AIM:
Copy out all of the data exactly as it appears.

--- start of DATA EXTRACT ---

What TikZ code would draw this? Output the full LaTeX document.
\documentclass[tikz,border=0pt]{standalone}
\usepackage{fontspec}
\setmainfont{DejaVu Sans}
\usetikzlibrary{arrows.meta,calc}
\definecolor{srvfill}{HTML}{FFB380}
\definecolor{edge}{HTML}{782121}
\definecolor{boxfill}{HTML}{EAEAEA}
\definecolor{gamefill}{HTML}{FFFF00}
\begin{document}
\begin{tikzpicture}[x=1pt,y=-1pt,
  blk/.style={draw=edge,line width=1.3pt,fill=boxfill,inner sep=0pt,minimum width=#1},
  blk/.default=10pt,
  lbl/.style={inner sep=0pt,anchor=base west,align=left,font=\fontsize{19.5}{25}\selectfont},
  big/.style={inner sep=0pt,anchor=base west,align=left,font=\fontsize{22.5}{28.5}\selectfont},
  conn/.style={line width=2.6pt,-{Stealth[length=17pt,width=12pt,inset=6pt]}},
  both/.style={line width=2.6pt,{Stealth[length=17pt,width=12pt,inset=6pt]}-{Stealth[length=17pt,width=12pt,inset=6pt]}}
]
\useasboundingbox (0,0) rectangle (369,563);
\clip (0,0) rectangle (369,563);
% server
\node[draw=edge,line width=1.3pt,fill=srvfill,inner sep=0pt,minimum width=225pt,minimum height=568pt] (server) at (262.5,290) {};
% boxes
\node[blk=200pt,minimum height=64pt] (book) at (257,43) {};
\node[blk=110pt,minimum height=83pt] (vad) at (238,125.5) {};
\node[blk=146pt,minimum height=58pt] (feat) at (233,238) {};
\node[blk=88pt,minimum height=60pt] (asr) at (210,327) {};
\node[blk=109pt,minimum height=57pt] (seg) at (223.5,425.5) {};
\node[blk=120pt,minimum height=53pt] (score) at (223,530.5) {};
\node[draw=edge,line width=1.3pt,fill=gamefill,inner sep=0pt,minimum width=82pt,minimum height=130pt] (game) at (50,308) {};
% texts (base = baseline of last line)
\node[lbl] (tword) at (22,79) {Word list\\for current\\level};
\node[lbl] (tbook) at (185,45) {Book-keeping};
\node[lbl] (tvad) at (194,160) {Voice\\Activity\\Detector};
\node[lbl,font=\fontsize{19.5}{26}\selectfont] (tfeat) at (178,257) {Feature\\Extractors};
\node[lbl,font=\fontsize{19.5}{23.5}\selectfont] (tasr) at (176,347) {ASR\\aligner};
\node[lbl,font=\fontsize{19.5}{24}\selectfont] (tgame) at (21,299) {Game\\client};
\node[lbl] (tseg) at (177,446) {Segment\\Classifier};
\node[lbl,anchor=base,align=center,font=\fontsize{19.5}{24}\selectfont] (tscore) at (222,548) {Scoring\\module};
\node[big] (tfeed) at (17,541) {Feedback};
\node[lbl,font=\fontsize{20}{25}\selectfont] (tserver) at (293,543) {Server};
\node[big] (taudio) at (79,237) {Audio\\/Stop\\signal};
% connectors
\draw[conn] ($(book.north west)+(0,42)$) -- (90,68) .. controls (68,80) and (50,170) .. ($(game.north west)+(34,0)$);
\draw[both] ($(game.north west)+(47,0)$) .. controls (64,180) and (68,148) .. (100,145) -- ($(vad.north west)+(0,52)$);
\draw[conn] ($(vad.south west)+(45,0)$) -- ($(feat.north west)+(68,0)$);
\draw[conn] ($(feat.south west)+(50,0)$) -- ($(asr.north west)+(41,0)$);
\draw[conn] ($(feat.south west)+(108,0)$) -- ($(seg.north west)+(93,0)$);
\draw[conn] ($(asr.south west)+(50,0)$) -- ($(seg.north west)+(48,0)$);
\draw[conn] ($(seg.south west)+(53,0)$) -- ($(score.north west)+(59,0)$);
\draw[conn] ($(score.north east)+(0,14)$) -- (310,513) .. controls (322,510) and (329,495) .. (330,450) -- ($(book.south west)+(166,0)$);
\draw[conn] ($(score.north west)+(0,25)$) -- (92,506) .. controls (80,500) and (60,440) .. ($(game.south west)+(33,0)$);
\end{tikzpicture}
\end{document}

--- end of DATA EXTRACT ---

THE REPLY:
What TikZ code would draw this? Output the full LaTeX document.
\documentclass[tikz,border=0pt]{standalone}
\usepackage{fontspec}
\setmainfont{DejaVu Sans}
\usetikzlibrary{arrows.meta,calc}
\definecolor{srvfill}{HTML}{FFB380}
\definecolor{edge}{HTML}{782121}
\definecolor{boxfill}{HTML}{EAEAEA}
\definecolor{gamefill}{HTML}{FFFF00}
\begin{document}
\begin{tikzpicture}[x=1pt,y=-1pt,
  blk/.style={draw=edge,line width=1.3pt,fill=boxfill,inner sep=0pt,minimum width=#1},
  blk/.default=10pt,
  lbl/.style={inner sep=0pt,anchor=base west,align=left,font=\fontsize{19.5}{25}\selectfont},
  big/.style={inner sep=0pt,anchor=base west,align=left,font=\fontsize{22.5}{28.5}\selectfont},
  conn/.style={line width=2.6pt,-{Stealth[length=17pt,width=12pt,inset=6pt]}},
  both/.style={line width=2.6pt,{Stealth[length=17pt,width=12pt,inset=6pt]}-{Stealth[length=17pt,width=12pt,inset=6pt]}}
]
\useasboundingbox (0,0) rectangle (369,563);
\clip (0,0) rectangle (369,563);
% server
\node[draw=edge,line width=1.3pt,fill=srvfill,inner sep=0pt,minimum width=225pt,minimum height=568pt] (server) at (262.5,290) {};
% boxes
\node[blk=200pt,minimum height=64pt] (book) at (257,43) {};
\node[blk=110pt,minimum height=83pt] (vad) at (238,125.5) {};
\node[blk=146pt,minimum height=58pt] (feat) at (233,238) {};
\node[blk=88pt,minimum height=60pt] (asr) at (210,327) {};
\node[blk=109pt,minimum height=57pt] (seg) at (223.5,425.5) {};
\node[blk=120pt,minimum height=53pt] (score) at (223,530.5) {};
\node[draw=edge,line width=1.3pt,fill=gamefill,inner sep=0pt,minimum width=82pt,minimum height=130pt] (game) at (50,308) {};
% texts (base = baseline of last line)
\node[lbl] (tword) at (22,79) {Word list\\for current\\level};
\node[lbl] (tbook) at (185,45) {Book-keeping};
\node[lbl] (tvad) at (194,160) {Voice\\Activity\\Detector};
\node[lbl,font=\fontsize{19.5}{26}\selectfont] (tfeat) at (178,257) {Feature\\Extractors};
\node[lbl,font=\fontsize{19.5}{23.5}\selectfont] (tasr) at (176,347) {ASR\\aligner};
\node[lbl,font=\fontsize{19.5}{24}\selectfont] (tgame) at (21,299) {Game\\client};
\node[lbl] (tseg) at (177,446) {Segment\\Classifier};
\node[lbl,anchor=base,align=center,font=\fontsize{19.5}{24}\selectfont] (tscore) at (222,548) {Scoring\\module};
\node[big] (tfeed) at (17,541) {Feedback};
\node[lbl,font=\fontsize{20}{25}\selectfont] (tserver) at (293,543) {Server};
\node[big] (taudio) at (79,237) {Audio\\/Stop\\signal};
% connectors
\draw[conn] ($(book.north west)+(0,42)$) -- (90,68) .. controls (68,80) and (50,170) .. ($(game.north west)+(34,0)$);
\draw[both] ($(game.north west)+(47,0)$) .. controls (64,180) and (68,148) .. (100,145) -- ($(vad.north west)+(0,52)$);
\draw[conn] ($(vad.south west)+(45,0)$) -- ($(feat.north west)+(68,0)$);
\draw[conn] ($(feat.south west)+(50,0)$) -- ($(asr.north west)+(41,0)$);
\draw[conn] ($(feat.south west)+(108,0)$) -- ($(seg.north west)+(93,0)$);
\draw[conn] ($(asr.south west)+(50,0)$) -- ($(seg.north west)+(48,0)$);
\draw[conn] ($(seg.south west)+(53,0)$) -- ($(score.north west)+(59,0)$);
\draw[conn] ($(score.north east)+(0,14)$) -- (310,513) .. controls (322,510) and (329,495) .. (330,450) -- ($(book.south west)+(166,0)$);
\draw[conn] ($(score.north west)+(0,25)$) -- (92,506) .. controls (80,500) and (60,440) .. ($(game.south west)+(33,0)$);
\end{tikzpicture}
\end{document}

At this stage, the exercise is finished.